Goal: Every record should be written out exactly, with the pictures left out.

begin Dataset records

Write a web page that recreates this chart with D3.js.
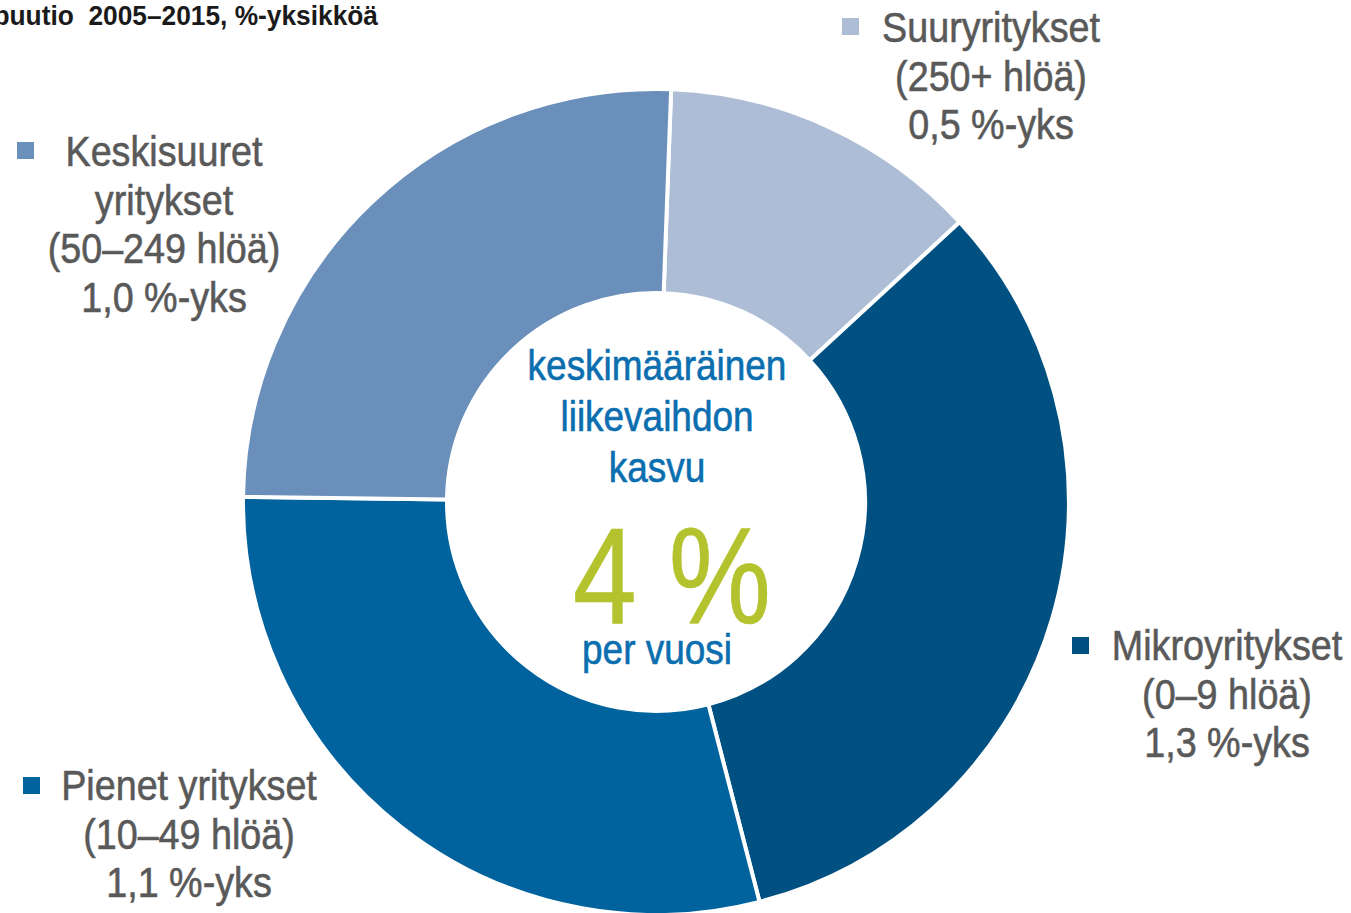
<!DOCTYPE html>
<html>
<head>
<meta charset="utf-8">
<script src="https://cdn.jsdelivr.net/npm/d3@7"></script>
<style>
  body { margin: 0; background: #fff; }
  text { font-family: "Liberation Sans", Arial, sans-serif; }
</style>
</head>
<body>
<div id="chart"></div>
<script>
// data, clockwise from the top
var categories = ["Suuryritykset", "Mikroyritykset", "Pienet yritykset", "Keskisuuret yritykset"];
var sizeClass = ["(250+ hlöä)", "(0–9 hlöä)", "(10–49 hlöä)", "(50–249 hlöä)"];
var values = [0.49, 1.28, 1.14, 0.99];
var valueLabels = ["0,5 %-yks", "1,3 %-yks", "1,1 %-yks", "1,0 %-yks"];
var centerLines = ["keskimääräinen", "liikevaihdon", "kasvu"];
var centerValue = "4 %";
var centerUnit = "per vuosi";
var titleText = "Yrityskokoluokkien kontribuutio  2005–2015, %-yksikköä";

var colors = ["#adbdd5", "#005082", "#00639e", "#6a8fbb"];

var width = 1351, height = 913;
var cx = 656, cy = 502;
var outerR = 413, innerR = 209;

var svg = d3.select("#chart")
  .append("svg")
    .attr("width", width)
    .attr("height", height);

// no narrow font installed, so squeeze Liberation Sans horizontally
function addText(parent, x, y, str, size, k, fill, anchor, weight) {
  var t = parent.append("text")
    .attr("transform", "translate(" + x + "," + y + ") scale(" + k + ",1)")
    .attr("text-anchor", anchor || "middle")
    .attr("fill", fill)
    .style("font-size", size + "px")
    .style("font-weight", weight || "normal")
    .style("white-space", "pre")
    .text(str);
  // a touch heavier, like the original's narrow face
  if (!weight) t.attr("stroke", fill).attr("stroke-width", 0.6);
  return t;
}

// title, cut at the left edge like the original
addText(svg, 378, 25, titleText, 28, 0.94, "#1a1a1a", "end", "bold");

var pie = d3.pie()
  .sort(null)
  .value(function(d) { return d; })
  .startAngle(2.1 * Math.PI / 180)
  .endAngle(2.1 * Math.PI / 180 + 2 * Math.PI);

var arc = d3.arc()
  .innerRadius(innerR)
  .outerRadius(outerR);

var g = svg.append("g")
  .attr("transform", "translate(" + cx + "," + cy + ")");

g.selectAll("path")
  .data(pie(values))
  .enter()
  .append("path")
    .attr("d", arc)
    .attr("fill", function(d, i) { return colors[i]; })
    .attr("stroke", "#fff")
    .attr("stroke-width", 4);

// center text
centerLines.forEach(function(d, i) {
  addText(g, 1, -122 + i * 51, d, 42, 0.88, "#0a6eaf");
});
addText(g, 16, 121, centerValue, 137, 0.84, "#b3c22d");
addText(g, 1, 162, centerUnit, 42, 0.88, "#0a6eaf");

// labels: square marker + centred text block
var labelPos = [
  {sx: 842, sy: 18, tx: 991, ty: 42},
  {sx: 1072, sy: 637, tx: 1227, ty: 660},
  {sx: 23, sy: 777, tx: 189, ty: 800},
  {sx: 17, sy: 142, tx: 164, ty: 166}
];

categories.forEach(function(c, i) {
  var p = labelPos[i];
  var lines;
  if (i == 3) lines = ["Keskisuuret", "yritykset", sizeClass[i], valueLabels[i]];
  else lines = [c, sizeClass[i], valueLabels[i]];

  svg.append("rect")
    .attr("x", p.sx)
    .attr("y", p.sy)
    .attr("width", 17)
    .attr("height", 17)
    .attr("fill", colors[i]);

  lines.forEach(function(d, j) {
    addText(svg, p.tx, p.ty + j * 48.5, d, 43, 0.877, "#595959");
  });
});
</script>
</body>
</html>
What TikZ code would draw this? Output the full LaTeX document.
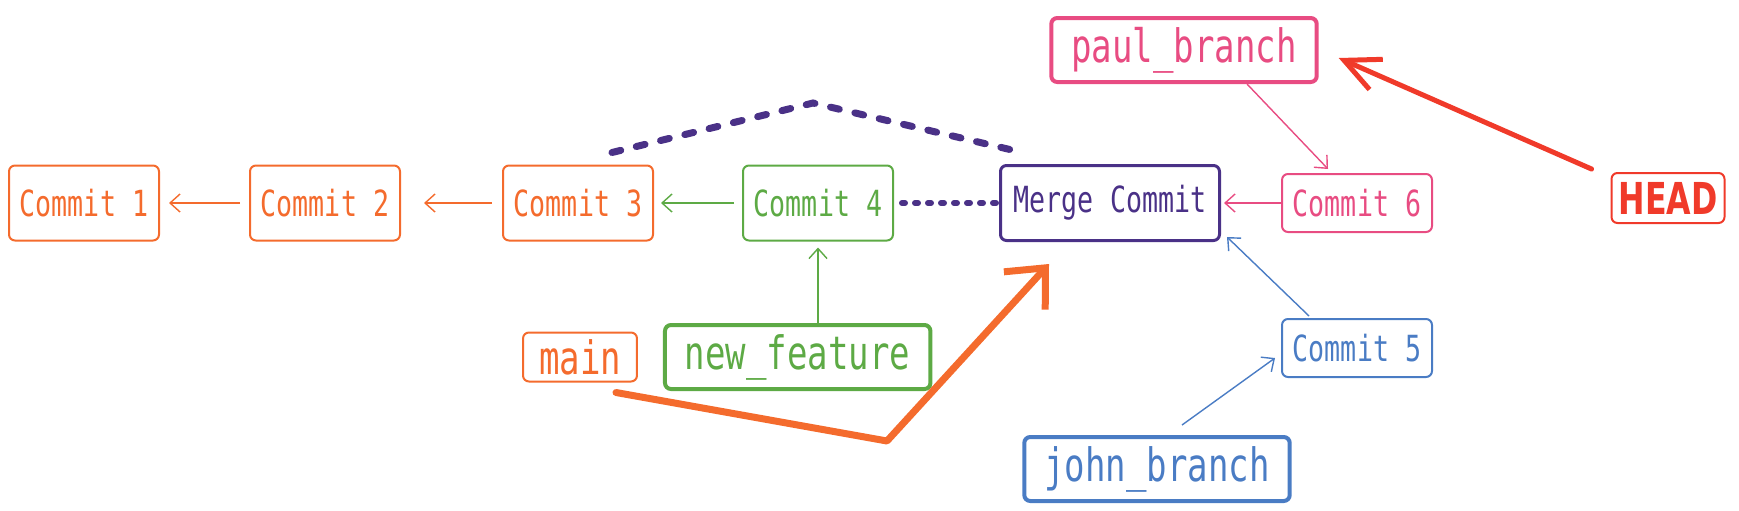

end Dataset records

Result for this task:
Write a web page that recreates this chart with D3.js.
<!DOCTYPE html>
<html>
<head>
<meta charset="utf-8">
<script src="https://cdn.jsdelivr.net/npm/d3@7"></script>
<style>
  body { margin: 0; background: #fff; }
  text { font-family: "Liberation Sans", Arial, sans-serif; }
</style>
</head>
<body>
<div id="chart"></div>
<script>
// data, clockwise from the top
var categories = ["Suuryritykset", "Mikroyritykset", "Pienet yritykset", "Keskisuuret yritykset"];
var sizeClass = ["(250+ hlöä)", "(0–9 hlöä)", "(10–49 hlöä)", "(50–249 hlöä)"];
var values = [0.49, 1.28, 1.14, 0.99];
var valueLabels = ["0,5 %-yks", "1,3 %-yks", "1,1 %-yks", "1,0 %-yks"];
var centerLines = ["keskimääräinen", "liikevaihdon", "kasvu"];
var centerValue = "4 %";
var centerUnit = "per vuosi";
var titleText = "Yrityskokoluokkien kontribuutio  2005–2015, %-yksikköä";

var colors = ["#adbdd5", "#005082", "#00639e", "#6a8fbb"];

var width = 1351, height = 913;
var cx = 656, cy = 502;
var outerR = 413, innerR = 209;

var svg = d3.select("#chart")
  .append("svg")
    .attr("width", width)
    .attr("height", height);

// no narrow font installed, so squeeze Liberation Sans horizontally
function addText(parent, x, y, str, size, k, fill, anchor, weight) {
  var t = parent.append("text")
    .attr("transform", "translate(" + x + "," + y + ") scale(" + k + ",1)")
    .attr("text-anchor", anchor || "middle")
    .attr("fill", fill)
    .style("font-size", size + "px")
    .style("font-weight", weight || "normal")
    .style("white-space", "pre")
    .text(str);
  // a touch heavier, like the original's narrow face
  if (!weight) t.attr("stroke", fill).attr("stroke-width", 0.6);
  return t;
}

// title, cut at the left edge like the original
addText(svg, 378, 25, titleText, 28, 0.94, "#1a1a1a", "end", "bold");

var pie = d3.pie()
  .sort(null)
  .value(function(d) { return d; })
  .startAngle(2.1 * Math.PI / 180)
  .endAngle(2.1 * Math.PI / 180 + 2 * Math.PI);

var arc = d3.arc()
  .innerRadius(innerR)
  .outerRadius(outerR);

var g = svg.append("g")
  .attr("transform", "translate(" + cx + "," + cy + ")");

g.selectAll("path")
  .data(pie(values))
  .enter()
  .append("path")
    .attr("d", arc)
    .attr("fill", function(d, i) { return colors[i]; })
    .attr("stroke", "#fff")
    .attr("stroke-width", 4);

// center text
centerLines.forEach(function(d, i) {
  addText(g, 1, -122 + i * 51, d, 42, 0.88, "#0a6eaf");
});
addText(g, 16, 121, centerValue, 137, 0.84, "#b3c22d");
addText(g, 1, 162, centerUnit, 42, 0.88, "#0a6eaf");

// labels: square marker + centred text block
var labelPos = [
  {sx: 842, sy: 18, tx: 991, ty: 42},
  {sx: 1072, sy: 637, tx: 1227, ty: 660},
  {sx: 23, sy: 777, tx: 189, ty: 800},
  {sx: 17, sy: 142, tx: 164, ty: 166}
];

categories.forEach(function(c, i) {
  var p = labelPos[i];
  var lines;
  if (i == 3) lines = ["Keskisuuret", "yritykset", sizeClass[i], valueLabels[i]];
  else lines = [c, sizeClass[i], valueLabels[i]];

  svg.append("rect")
    .attr("x", p.sx)
    .attr("y", p.sy)
    .attr("width", 17)
    .attr("height", 17)
    .attr("fill", colors[i]);

  lines.forEach(function(d, j) {
    addText(svg, p.tx, p.ty + j * 48.5, d, 43, 0.877, "#595959");
  });
});
</script>
</body>
</html>
What TikZ code would draw this? Output the full LaTeX document.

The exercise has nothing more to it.